Они поползли, потом побежали к борту и, схватившись за руки, прыгнули в непроглядную черноту, и казалось, им придется падать в нее вечно, но море подхватило их и оттолкнуло подальше от борта галеры, быстро идущей под парусом.

Они не знали – далеко ли берег. Отец сказал, нужно плыть туда, куда указывает своим основанием созвездие Креста[14], а потом – на восходящее солнце. В этой части Икарийского моря должно было быть множество островов, но, когда рассвело, Кирион и Филомена с ужасом увидели, что никаких островов нет, вокруг – пустой синий горизонт. Они росли у моря и научились плавать раньше, чем ходить. Но сколько они могли продержаться? Еще несколько часов? Может быть, полдня?.. Впервые Кирион почувствовал, насколько мучительным может быть страх. Ему хотелось кричать, просто кричать от страха. Но он стеснялся Филомены…

Весна еще не перешла в лето, и море не прогрелось. Ближе к поверхности было терпимо, но снизу Кириона охватывал холод. Он понимал, что чем глубже, тем будет холоднее, и он не хотел туда и старался оттолкнуться от этого холода, отчаянно болтая ногами. Но скоро перестал чувствовать свои стынущие ноги. Они с Филоменой ни о чем не говорили. Пробовали держаться за руки под водой, но так было труднее оставаться на поверхности. Они пытались тихонько плыть, но и это было страшно – почему-то казалось, что они плывут все дальше в открытое море… Очень хотелось пить. Вкусная сладковатая вода Икарийского моря так и просилась в рот.
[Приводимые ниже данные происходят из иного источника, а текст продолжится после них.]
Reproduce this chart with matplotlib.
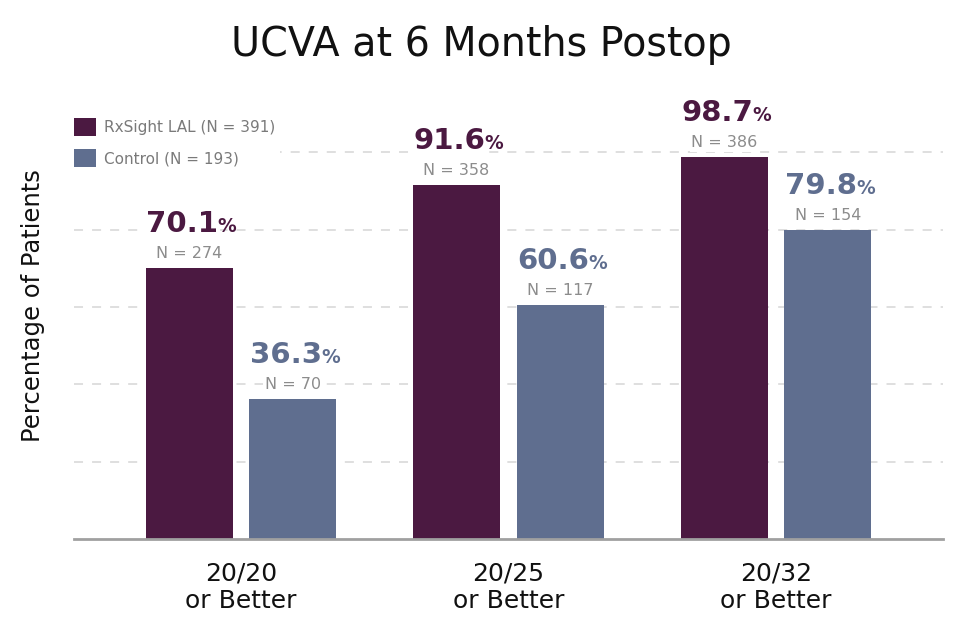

Но они знали, что пить ее нельзя, – не раз они слышали рассказы о рыбаках, затерявшихся в море, и о том, как они, умирая от жажды, пытались пить морскую воду, но от этого их мучения только усиливались.

Стоял полный штиль, поверхность воды была недвижна. Солнце, поднимавшееся все выше, жгло им макушки; странно – здесь его жар чувствовался сильнее, чем на берегу. В полузабытьи текли минуты или часы. Движения Кириона и Филомены, помогавшие им держаться на плаву, становились вялыми. Все чаще они задирали головы, оставляя над водой только лица. Вода затекала им в уши и рты, а белый солнечный кипяток заливал глаза… Потом Кирион почувствовал, как его нога наткнулась на что-то твердое. Это было невероятно: какая-то скала поднималась из глубины почти до самой поверхности, и они смогли на цыпочках встать на ее гребне.